The Jesus of Dili (Wikimedia Commons)

French conglomerate to build and run $400m Timor port

27 November 2015 | By David Rogers 0 Comments

The recently independent state of Timor-Leste in the Indonesian archipelago has chosen a French firm to construct and manage the port of Tibar.

Rui Maria de Araújo, the prime minister of Timor Leste, announced in Dili on Wednesday that he expected a final agreement to be signed with the Bolloré Group in the first half of next year.

There were only two bidders for the $400m PPP scheme: Paris-based conglomerate Bolloré and the Peninsular & Oriental Steam Navigation Company, which is owned by Dubai’s DP World Group.

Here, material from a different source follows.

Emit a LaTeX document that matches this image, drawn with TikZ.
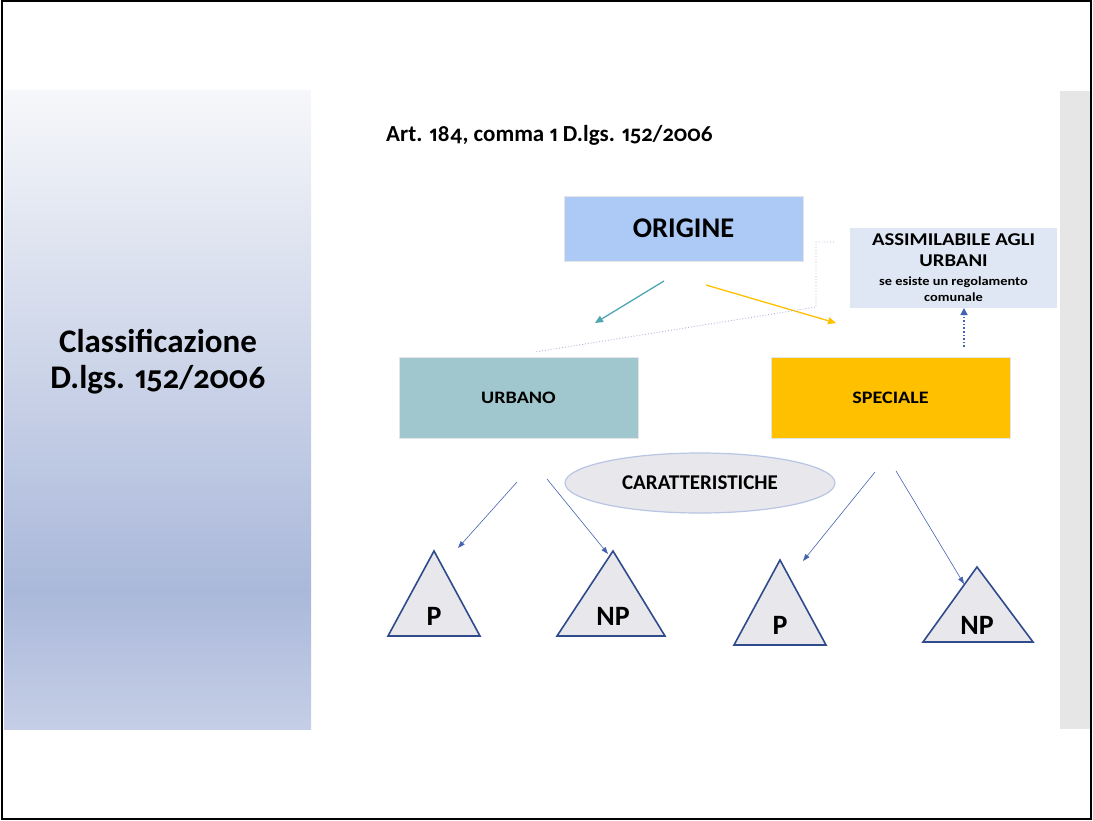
\documentclass[tikz,border=0pt]{standalone}
\usepackage{fontspec}
\setmainfont{Carlito}[Numbers={OldStyle,Proportional}]
\newfontfamily\widefont{Carlito}[FakeStretch=1.15, Numbers={OldStyle,Proportional}]
\usetikzlibrary{arrows.meta,shapes.geometric}

\definecolor{origblue}{HTML}{ADC9F5}
\definecolor{assimbg}{HTML}{DEE7F3}
\definecolor{urbteal}{HTML}{A0C6CE}
\definecolor{specgold}{HTML}{FFC000}
\definecolor{ellgray}{HTML}{E8E7EB}
\definecolor{ellline}{HTML}{B8C5E3}
\definecolor{trifill}{HTML}{E8E7EC}
\definecolor{triline}{HTML}{2F4B8C}
\definecolor{arrblue}{HTML}{4463AE}
\definecolor{tealarr}{HTML}{4FA6B3}
\definecolor{dotgray}{HTML}{AEB4D8}
\definecolor{panellight}{HTML}{F6F7FA}
\definecolor{paneldark}{HTML}{AAB8DA}
\definecolor{panelbottom}{HTML}{C5CEE6}
\definecolor{stripgray}{HTML}{E6E6E6}

\begin{document}
\begin{tikzpicture}[x=1pt,y=-1pt,
  box/.style={minimum width=239pt, minimum height=81pt, inner sep=0pt, draw=black!10, line width=0.8pt, font=\widefont\bfseries\fontsize{17.5}{20}\selectfont},
  tri/.style={draw=triline, fill=trifill, line width=1.6pt, line join=miter},
  trilabel/.style={font=\bfseries\fontsize{28}{32}\selectfont, inner sep=0pt},
  thinarrow/.style={draw=arrblue, line width=0.6pt, -{Triangle[length=7pt,width=5pt]}},
  ]

\useasboundingbox (0,0) rectangle (1093,821);

% side panels
\shade[top color=panellight, bottom color=paneldark] (4,91) rectangle (311,590);
\shade[top color=paneldark, bottom color=panelbottom] (4,589) rectangle (311,729);
\fill[stripgray] (1060,91) rectangle (1091,729);
\draw[line width=1.5pt] (2,1) rectangle (1091,819);

\node[font=\bfseries\fontsize{33}{36}\selectfont, align=center] (classificazione) at (158,362) {Classificazione\\D.lgs. 152/2006};
\node[font=\bfseries\fontsize{23}{26}\selectfont, anchor=west, inner sep=0pt] (articolo) at (386,135) {Art. 184, comma 1 D.lgs. 152/2006};

% boxes
\node[box, fill=origblue, minimum height=65pt, font=\bfseries\fontsize{28.5}{32}\selectfont] (origine) at (683.5,228.5) {ORIGINE};
\node[box, fill=urbteal] (urbano) at (518.5,397.5) {URBANO};
\node[box, fill=specgold] (speciale) at (890.5,397.5) {SPECIALE};
\node[fill=assimbg, minimum width=207pt, minimum height=80pt, inner sep=0pt, align=center, font=\widefont\bfseries\fontsize{18}{21}\selectfont] (assimilabile) at (953.5,268)
  {ASSIMILABILE AGLI\\URBANI\\[-2pt]{\fontsize{12.5}{15}\selectfont se esiste un regolamento}\\[-5pt]{\fontsize{12.5}{15}\selectfont comunale}};
\node[ellipse, draw=ellline, fill=ellgray, line width=1.2pt, minimum width=270pt, minimum height=60pt, font=\bfseries\fontsize{21}{24}\selectfont] (caratteristiche) at (700,483) {CARATTERISTICHE};

% connector ends
\coordinate (urbano-from) at (664,281);
\coordinate (urbano-to) at (595,323);
\coordinate (speciale-from) at (706,285);
\coordinate (speciale-to) at (836,323);
\coordinate (assim-from) at (964,347);
\coordinate (assim-to) at (964,308);
\coordinate (link-start) at (834,242);
\coordinate (link-end) at (535,352);

\draw[tealarr, line width=1.3pt, -{Triangle[length=8pt,width=7pt]}] (urbano-from) -- (urbano-to);
\draw[specgold, line width=1.3pt, -{Triangle[length=8pt,width=7pt]}] (speciale-from) -- (speciale-to);
\draw[arrblue, line width=1.6pt, dotted, -{Triangle[length=7pt,width=7pt]}] (assim-from) -- (assim-to);
\draw[dotgray, line width=0.9pt, dotted] (link-start) -- (816,242) -- (816,307) -- (link-end);

% triangles
\coordinate (urb-p-top) at (434,551);
\coordinate (urb-np-top) at (613,551);
\coordinate (spe-p-top) at (780,560);
\coordinate (spe-np-top) at (977,567);

\draw[tri] (urb-p-top) -- (480,636) -- (388,636) -- cycle;
\draw[tri] (urb-np-top) -- (665,636) -- (557,636) -- cycle;
\draw[tri] (spe-p-top) -- (826,645) -- (734,645) -- cycle;
\draw[tri] (spe-np-top) -- (1033,642) -- (923,642) -- cycle;

\node[trilabel] (urb-p) at (434,616) {P};
\node[trilabel] (urb-np) at (613,616) {NP};
\node[trilabel] (spe-p) at (780,625) {P};
\node[trilabel] (spe-np) at (977,625) {NP};

\draw[thinarrow] (517,482) -- ([xshift=24,yshift=3]urb-p-top);
\draw[thinarrow] (547,479) -- ([xshift=-5,yshift=-3]urb-np-top);
\draw[thinarrow] (875,472) -- ([xshift=23,yshift=-1]spe-p-top);
\draw[thinarrow] (896,471) -- ([xshift=-13,yshift=-17]spe-np-top);

\end{tikzpicture}
\end{document}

Portugal’s Mota Engil, Belgium’s Besix Group and Philippine International Container Terminal Services entered the race but did not present bids.

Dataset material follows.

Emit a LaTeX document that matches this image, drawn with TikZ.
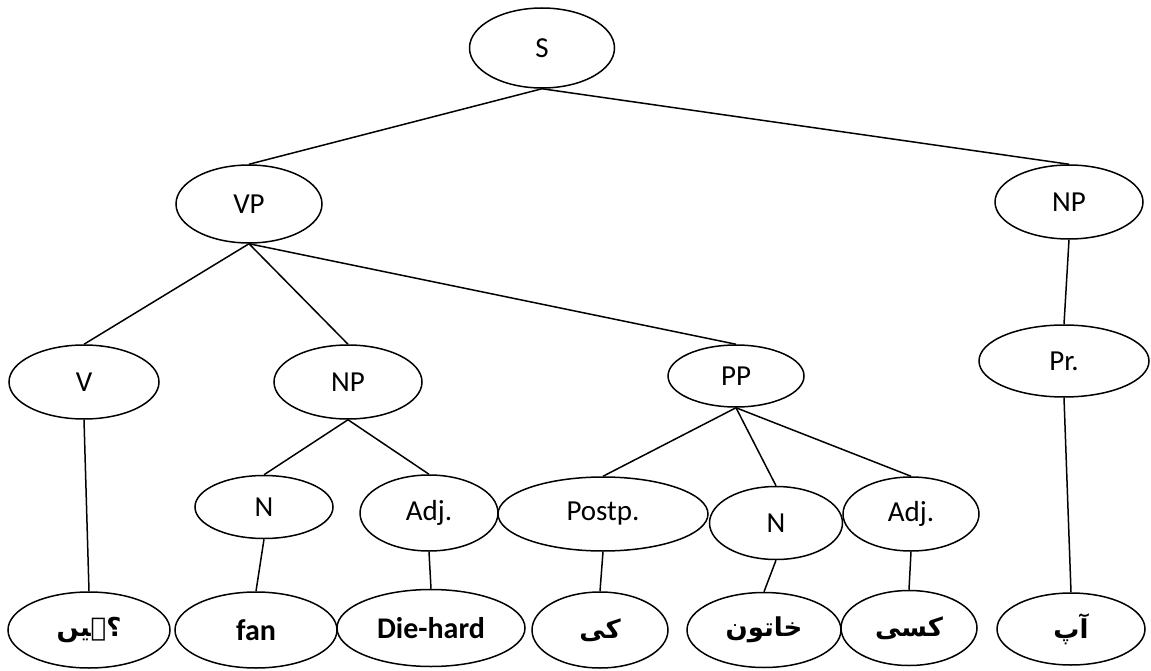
\documentclass[tikz,border=0pt]{standalone}
\usepackage{fontspec}
\setmainfont{Carlito}
\newfontfamily\urdu[Script=Arabic]{DejaVu Sans}
\TeXXeTstate=1
\usetikzlibrary{shapes.geometric}

\begin{document}
\begin{tikzpicture}[x=1pt,y=-1pt,
  cat/.style={draw, ellipse, line width=1.5pt, inner sep=0pt,
    font=\fontsize{29}{32}\selectfont},
  leaf/.style={cat, font=\fontsize{30}{34}\selectfont\bfseries},
  uleaf/.style={cat, font=\urdu\fontsize{26}{30}\selectfont\bfseries},
  edge/.style={line width=1.5pt}]
\useasboundingbox (0,0) rectangle (1151,671);

% phrase-level categories
\node[cat, minimum width=145pt, minimum height=80pt] (S)   at (542,48)  {S};
\node[cat, minimum width=146pt, minimum height=78pt] (VP)  at (249,204) {VP};
\node[cat, minimum width=148pt, minimum height=74pt] (NPr) at (1069,202) {NP};
\node[cat, minimum width=150pt, minimum height=74pt] (V)   at (84,382)  {V};
\node[cat, minimum width=148pt, minimum height=74pt] (NPm) at (348,382) {NP};
\node[cat, minimum width=136pt, minimum height=62pt] (PP)  at (736,376) {PP};
\node[cat, minimum width=170pt, minimum height=72pt] (Pr)  at (1064,361) {Pr.};

% word-level categories
\node[cat, minimum width=138pt, minimum height=63pt] (N1)   at (264,507) {N};
\node[cat, minimum width=138pt, minimum height=76pt] (Adj1) at (429,513) {Adj.};
\node[cat, minimum width=210pt, minimum height=74pt] (Pst)  at (603,514) {Postp.};
\node[cat, minimum width=133pt, minimum height=73pt] (N2)   at (776,523) {N};
\node[cat, minimum width=136pt, minimum height=74pt] (Adj2) at (911,514) {Adj.};

% words
\node[uleaf, minimum width=162pt, minimum height=76pt] (w1) at (89,630)  {\beginR ہیں\endR؟};
\node[leaf,  minimum width=162pt, minimum height=76pt] (w2) at (256,630) {fan};
\node[leaf,  minimum width=188pt, minimum height=77pt] (w3) at (431,628) {Die-hard};
\node[uleaf, minimum width=136pt, minimum height=76pt] (w4) at (600,630) {\beginR کی\endR};
\node[uleaf, minimum width=154pt, minimum height=75pt] (w5) at (764,630) {\beginR خاتون\endR};
\node[uleaf, minimum width=136pt, minimum height=75pt] (w6) at (909,628) {\beginR کسی\endR};
\node[uleaf, minimum width=148pt, minimum height=72pt] (w7) at (1071,629) {\beginR آپ\endR};

% branches
\draw[edge] (S.south) -- (VP.north);
\draw[edge] (S.south) -- (NPr.north);
\draw[edge] (VP.south) -- (V.north);
\draw[edge] (VP.south) -- (NPm.north);
\draw[edge] (VP.south) -- (PP.north);
\draw[edge] (NPr.south) -- (Pr.north);
\draw[edge] (NPm.south) -- (N1.north);
\draw[edge] (NPm.south) -- (Adj1.north);
\draw[edge] (PP.south) -- (Pst.north);
\draw[edge] (PP.south) -- (N2.north);
\draw[edge] (PP.south) -- (Adj2.north);
\draw[edge] (V.south) -- (w1.north);
\draw[edge] (N1.south) -- (w2.north);
\draw[edge] (Adj1.south) -- (w3.north);
\draw[edge] (Pst.south) -- (w4.north);
\draw[edge] (N2.south) -- (w5.north);
\draw[edge] (Adj2.south) -- (w6.north);
\draw[edge] (Pr.south) -- (w7.north);
\end{tikzpicture}
\end{document}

The Timorese government has said that the new port will be able to process 1 million tons of cargo a year and would be able to receive commercial and passenger vessels.

The port is an important part of the Timor Leste’s economic plans, which largely revolve around agriculture and tourism.

The state, which occupies the eastern half of the island of Timor, was a former Portuguese colony that was invaded by Indonesia in 1975 and occupied until 1999, during which time more than 100,000 Timorese suffered conflict-related deaths.

The island gained independence in 2002, but more than half the population still live in extreme poverty.